Rumors of rate hikes have repeatedly caused knee-jerk reactions in markets, driving temporary outflows as the ratio of buyers and sellers skew to the latter, pushing shares back to slightly less astronomically high valuations.
So, the big question today will be “what gives?”
Which Is It?
There are tons broad conclusions for what caused this change, and most will at least be related to one of these three basic statements:
- The market is slowly returning from its long stint in Bizarro world, and long-established, rational economic and market correlations are no longer inverted.
- The high prices of equities while there is great uncertainty in the rest of the world have finally been recognized and outweigh the extraordinary attention given to what is essentially a very minor Fed decision.
- No one knows, people are getting scared, or some combination of both.
All three are being paraded out from time to time, though the third is kind of like a third rail for talking heads on television, since it implies the speaker is not omniscient.
Any explanation relating to the first seems to be a mix of wishful thinking and premature conclusions based on little real information.
Economic indicators aren’t all that healthy, though they are steady and largely positive. Yet they do not even come close to historic averages, from wage growth and consumer confidence to inflation and growth.
Essentially nothing has changed from the last several years where delayed rate hikes were a giant green light for a several-day or week rally.
In fact, that has been the whole point of the anti-rate hike campaigns playing out on business and market “news” shows all along.
As for the second option, what is really new? China’s market imploded, but China’s stock market is a farce.
Chinese and emerging market economics have been iffy for years, and what we’re seeing today is not especially abnormal.
And I’m not even going to start on worrying about Chinese economic growth dipping below 7%, when the process and information is so opaque that I’d bet a Communist Party committee adjourns to set the number before looking at any confidential data.
Then there is the third. As much as fear and lack of knowledge probably defines more of what is happening than any other explanation, it is the one that is the hardest to swallow.
In theory, everything we need to answer, “Why?” is out in the open for us to gather and tie together, and it reminds us not only of how little we know, but also our limited capacity to figure it out.
It lends a degree of uncertainty in ourselves that few can stomach. It makes us feel inadequate for the job required to navigate through treacherous times.
It makes us flawed and vulnerable.
How to Cope
The odds are good that we’re not going to get a definitive answer to what is going on in the markets today until someone researches and publishes a book on the topic several years from now.
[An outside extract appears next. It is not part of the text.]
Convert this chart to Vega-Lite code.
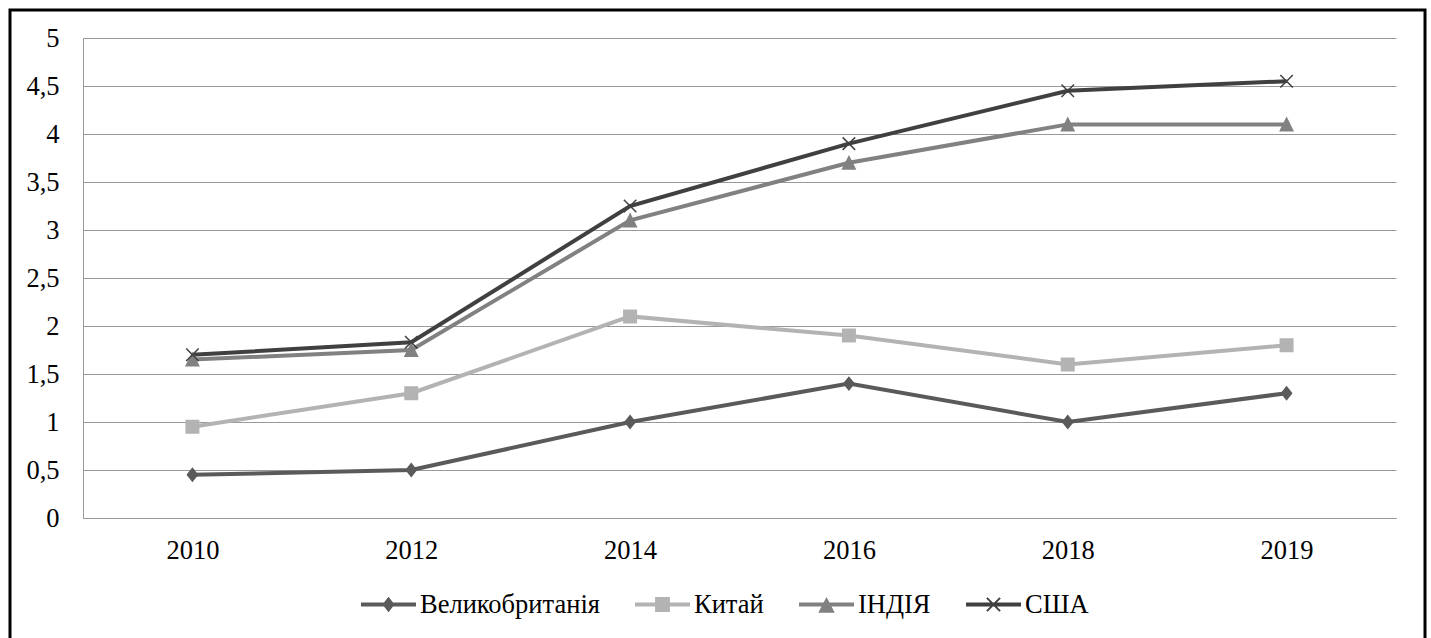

It isn’t what anyone will want to hear, I know.
However, as investors and traders, we need to be brutally honest with ourselves. We need to resist the urge to try and blame a singular catalyst.
Everyone wants to point to one thing. It is human nature to do so, but it isn’t how the market works. Never has, never will.
The Fed and pro-ZIRP partisans need to embrace some uncertainty, too. Nothing will ever be perfect. There will never be the one obvious time to raise rates. Regardless, it needs to happen, and is long overdue.
Going forward, the best advice anyone will give you is to establish strategies and understand how they will work, how they won’t work, and what catalyst will differentiate between the two outcomes.
That may be as simple as buying select, high-quality stocks at a discount and letting compound interest soar, like Jimmy Mengel.
It could mean using a hybrid approach to bring in high yields from “baby bonds” while taking positions in small, high-growth companies, like Jim Collins.
Or it could mean evaluating undervalued commodities and maintaining a time frame that can easily stretch longer than our current economic climate will persist, like Nick Hodge’s approach to gold and silver.
We all may have to embrace uncertainty and volatility in the broad market, from the Fed all the way down to the small mom-and-pop savers. However, we don’t have to do the same for our personal investments.